◆ Required task ◆
Reproduce all lines of the listing below in which the word "diagram" occurs.

(Collected data)

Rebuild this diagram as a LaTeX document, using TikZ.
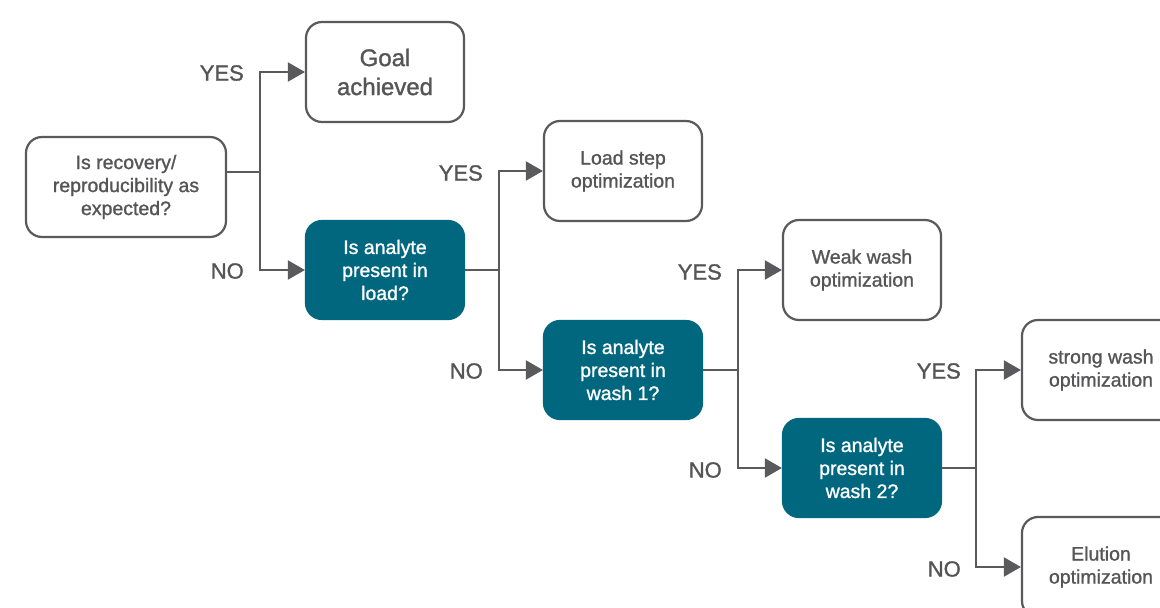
\documentclass[tikz,border=0pt]{standalone}
\usepackage{fontspec}
\setmainfont{Liberation Sans}
\newfontfamily\medfont[FakeBold=1.2]{Liberation Sans}
\usetikzlibrary{arrows.meta}
\definecolor{txtgray}{RGB}{85,85,87}
\definecolor{linegray}{RGB}{90,90,92}
\definecolor{teal}{RGB}{0,103,127}
\tikzset{
  whitebox/.style={draw=linegray, line width=2.2pt, rounded corners=16pt, fill=white,
    text=txtgray, align=center, minimum height=100pt, inner sep=2pt,
    font=\medfont\fontsize{19.5}{23}\selectfont},
  tealbox/.style={draw=teal, line width=2.2pt, rounded corners=16pt, fill=teal,
    text=white, align=center, minimum width=158pt, minimum height=98pt, inner sep=2pt,
    font=\medfont\fontsize{19.5}{23}\selectfont},
  lbl/.style={text=txtgray, anchor=east, inner sep=0pt, font=\medfont\fontsize{22}{24}\selectfont},
  conn/.style={draw=linegray, line width=2pt},
  arr/.style={conn, -{Triangle[length=17pt,width=19pt]}}
}
\begin{document}
\begin{tikzpicture}[x=1pt,y=-1pt]
\clip (0,0) rectangle (1160,608);
\fill[white] (0,0) rectangle (1160,608);
% nodes
\node[whitebox, minimum width=200pt] (start) at (126,187) {Is recovery/\\reproducibility as\\expected?};
\node[whitebox, minimum width=158pt, font=\medfont\fontsize{24}{29}\selectfont] (goal) at (385,72) {Goal\\achieved};
\node[tealbox] (q1) at (385,270) {Is analyte\\present in\\load?};
\node[whitebox, minimum width=158pt] (load) at (623,171) {Load step\\optimization};
\node[tealbox] (q2) at (623,370) {Is analyte\\present in\\wash 1?};
\node[whitebox, minimum width=158pt] (weak) at (862,270) {Weak wash\\optimization};
\node[tealbox] (q3) at (862,468) {Is analyte\\present in\\wash 2?};
\node[whitebox, minimum width=158pt] (strong) at (1101,370) {strong wash\\optimization};
\node[whitebox, minimum width=158pt] (elut) at (1101,567) {Elution\\optimization};
% junctions
\coordinate (j1) at (260,172);
\coordinate (j2) at (499,270);
\coordinate (j3) at (738,370);
\coordinate (j4) at (976,468);
% connectors
\draw[conn] (start.east |- j1) -- (j1);
\draw[arr] (j1) |- (goal.west);
\draw[arr] (j1) |- (q1.west);
\draw[conn] (q1.east) -- (j2);
\draw[arr] (j2) |- (load.west);
\draw[arr] (j2) |- (q2.west);
\draw[conn] (q2.east) -- (j3);
\draw[arr] (j3) |- (weak.west);
\draw[arr] (j3) |- (q3.west);
\draw[conn] (q3.east) -- (j4);
\draw[arr] (j4) |- (strong.west);
\draw[arr] (j4) |- (elut.west);
% labels
\node[lbl] (y1) at (244,73) {YES};
\node[lbl] (n1) at (244,271) {NO};
\node[lbl] (y2) at (483,173) {YES};
\node[lbl] (n2) at (483,371) {NO};
\node[lbl] (y3) at (722,272) {YES};
\node[lbl] (n3) at (722,470) {NO};
\node[lbl] (y4) at (961,371) {YES};
\node[lbl] (n4) at (961,569) {NO};
\end{tikzpicture}
\end{document}
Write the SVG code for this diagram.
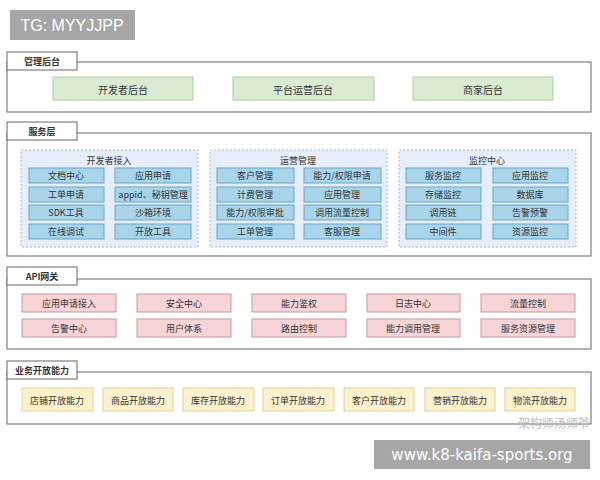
<svg xmlns="http://www.w3.org/2000/svg" width="600" height="480" viewBox="0 0 600 480">
<style>
text{font-family:"Noto Sans CJK SC","Liberation Sans",sans-serif;text-anchor:middle;dominant-baseline:central;fill:#333}
.frame{fill:#fff;stroke:#666;stroke-width:1}
.tab{fill:#fff;stroke:#666;stroke-width:1}
.tabt{font-size:9px;font-weight:bold}
.g{fill:#d9ecd2;stroke:#a9cf9b}
.grp{fill:#e6eefa;stroke:#a8b8d0;stroke-dasharray:2,2}
.b{fill:#a9d5ea;stroke:#6aa6c4}
.r{fill:#f7d4d6;stroke:#c99a9d}
.y{fill:#fbf1cc;stroke:#e0d29a}
.s{font-size:9px}
</style>
<rect width="600" height="480" fill="#fff"/>
<rect x="10" y="10" width="125" height="30" fill="#a6a6a6"/>
<text x="72" y="25" style="font-family:'Liberation Sans',sans-serif;font-size:16px;fill:#fff">TG: MYYJJPP</text>

<g id="mgmt">
<rect class="frame" x="7" y="62" width="584" height="50"/>
<rect class="tab" x="7" y="52" width="70" height="18"/><text class="tabt" x="42" y="61">管理后台</text>
<rect class="g" x="53" y="77" width="140" height="23"/><text x="123" y="89" style="font-size:10px">开发者后台</text>
<rect class="g" x="233" y="77" width="141" height="23"/><text x="303" y="89" style="font-size:10px">平台运营后台</text>
<rect class="g" x="413" y="77" width="140" height="23"/><text x="483" y="89" style="font-size:10px">商家后台</text>
</g>

<g id="service">
<rect class="frame" x="7" y="133" width="584" height="123"/>
<rect class="tab" x="7" y="122" width="70" height="18"/><text class="tabt" x="42" y="131">服务层</text>
<rect class="grp" x="21" y="150" width="177" height="97"/><text class="s" x="109" y="160">开发者接入</text>
<rect class="grp" x="210" y="150" width="177" height="97"/><text class="s" x="298" y="160">运营管理</text>
<rect class="grp" x="399" y="150" width="177" height="97"/><text class="s" x="487" y="160">监控中心</text>
<g class="b">
<rect x="29" y="168" width="75" height="15"/><rect x="115" y="168" width="76" height="15"/>
<rect x="29" y="187" width="75" height="15"/><rect x="115" y="187" width="76" height="15"/>
<rect x="29" y="205" width="75" height="15"/><rect x="115" y="205" width="76" height="15"/>
<rect x="29" y="224" width="75" height="15"/><rect x="115" y="224" width="76" height="15"/>
<rect x="217" y="168" width="77" height="15"/><rect x="304" y="168" width="77" height="15"/>
<rect x="217" y="187" width="77" height="15"/><rect x="304" y="187" width="77" height="15"/>
<rect x="217" y="205" width="77" height="15"/><rect x="304" y="205" width="77" height="15"/>
<rect x="217" y="224" width="77" height="15"/><rect x="304" y="224" width="77" height="15"/>
<rect x="406" y="168" width="75" height="15"/><rect x="493" y="168" width="75" height="15"/>
<rect x="406" y="187" width="75" height="15"/><rect x="493" y="187" width="75" height="15"/>
<rect x="406" y="205" width="75" height="15"/><rect x="493" y="205" width="75" height="15"/>
<rect x="406" y="224" width="75" height="15"/><rect x="493" y="224" width="75" height="15"/>
</g>
<g class="s">
<text class="s" x="66" y="175.5">文档中心</text><text class="s" x="153" y="175.5">应用申请</text>
<text class="s" x="66" y="194.5">工单申请</text><text class="s" x="153" y="194.5">appid、秘钥管理</text>
<text class="s" x="66" y="212.5">SDK工具</text><text class="s" x="153" y="212.5">沙箱环境</text>
<text class="s" x="66" y="231.5">在线调试</text><text class="s" x="153" y="231.5">开放工具</text>
<text class="s" x="255" y="175.5">客户管理</text><text class="s" x="342" y="175.5">能力/权限申请</text>
<text class="s" x="255" y="194.5">计费管理</text><text class="s" x="342" y="194.5">应用管理</text>
<text class="s" x="255" y="212.5">能力/权限审批</text><text class="s" x="342" y="212.5">调用流量控制</text>
<text class="s" x="255" y="231.5">工单管理</text><text class="s" x="342" y="231.5">客服管理</text>
<text class="s" x="443" y="175.5">服务监控</text><text class="s" x="530" y="175.5">应用监控</text>
<text class="s" x="443" y="194.5">存储监控</text><text class="s" x="530" y="194.5">数据库</text>
<text class="s" x="443" y="212.5">调用链</text><text class="s" x="530" y="212.5">告警预警</text>
<text class="s" x="443" y="231.5">中间件</text><text class="s" x="530" y="231.5">资源监控</text>
</g>
</g>

<g id="api">
<rect class="frame" x="7" y="279" width="584" height="70"/>
<rect class="tab" x="7" y="267" width="70" height="18"/><text class="tabt" x="42" y="276">API网关</text>
<g class="r">
<rect x="22" y="294" width="94" height="18"/><rect x="137" y="294" width="94" height="18"/><rect x="252" y="294" width="94" height="18"/><rect x="367" y="294" width="93" height="18"/><rect x="481" y="294" width="94" height="18"/>
<rect x="22" y="319" width="94" height="18"/><rect x="137" y="319" width="94" height="18"/><rect x="252" y="319" width="94" height="18"/><rect x="367" y="319" width="93" height="18"/><rect x="481" y="319" width="94" height="18"/>
</g>
<text class="s" x="69" y="303">应用申请接入</text><text class="s" x="184" y="303">安全中心</text><text class="s" x="299" y="303">能力鉴权</text><text class="s" x="413" y="303">日志中心</text><text class="s" x="528" y="303">流量控制</text>
<text class="s" x="69" y="328">告警中心</text><text class="s" x="184" y="328">用户体系</text><text class="s" x="299" y="328">路由控制</text><text class="s" x="413" y="328">能力调用管理</text><text class="s" x="528" y="328">服务资源管理</text>
</g>

<g id="biz">
<rect class="frame" x="7" y="372" width="584" height="52"/>
<rect class="tab" x="7" y="361" width="70" height="18"/><text class="tabt" x="42" y="370">业务开放能力</text>
<g class="y">
<rect x="22" y="388" width="71" height="23"/><rect x="103" y="388" width="70" height="23"/><rect x="183" y="388" width="71" height="23"/><rect x="263" y="388" width="71" height="23"/><rect x="344" y="388" width="70" height="23"/><rect x="425" y="388" width="70" height="23"/><rect x="505" y="388" width="70" height="23"/>
</g>
<text class="s" x="57" y="400">店铺开放能力</text><text class="s" x="138" y="400">商品开放能力</text><text class="s" x="218" y="400">库存开放能力</text><text class="s" x="298" y="400">订单开放能力</text><text class="s" x="379" y="400">客户开放能力</text><text class="s" x="460" y="400">营销开放能力</text><text class="s" x="540" y="400">物流开放能力</text>
</g>

<text x="554" y="422" style="font-size:12px;fill:#bbb">架构师汤师爷</text>
<rect x="374" y="440" width="216" height="29" fill="#a6a6a6"/>
<text x="482" y="455" style="font-family:'DejaVu Sans',sans-serif;font-size:15px;fill:#fff">www.k8-kaifa-sports.org</text>
</svg>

◆ The output ◆
Rebuild this diagram as a LaTeX document, using TikZ.
Write the SVG code for this diagram.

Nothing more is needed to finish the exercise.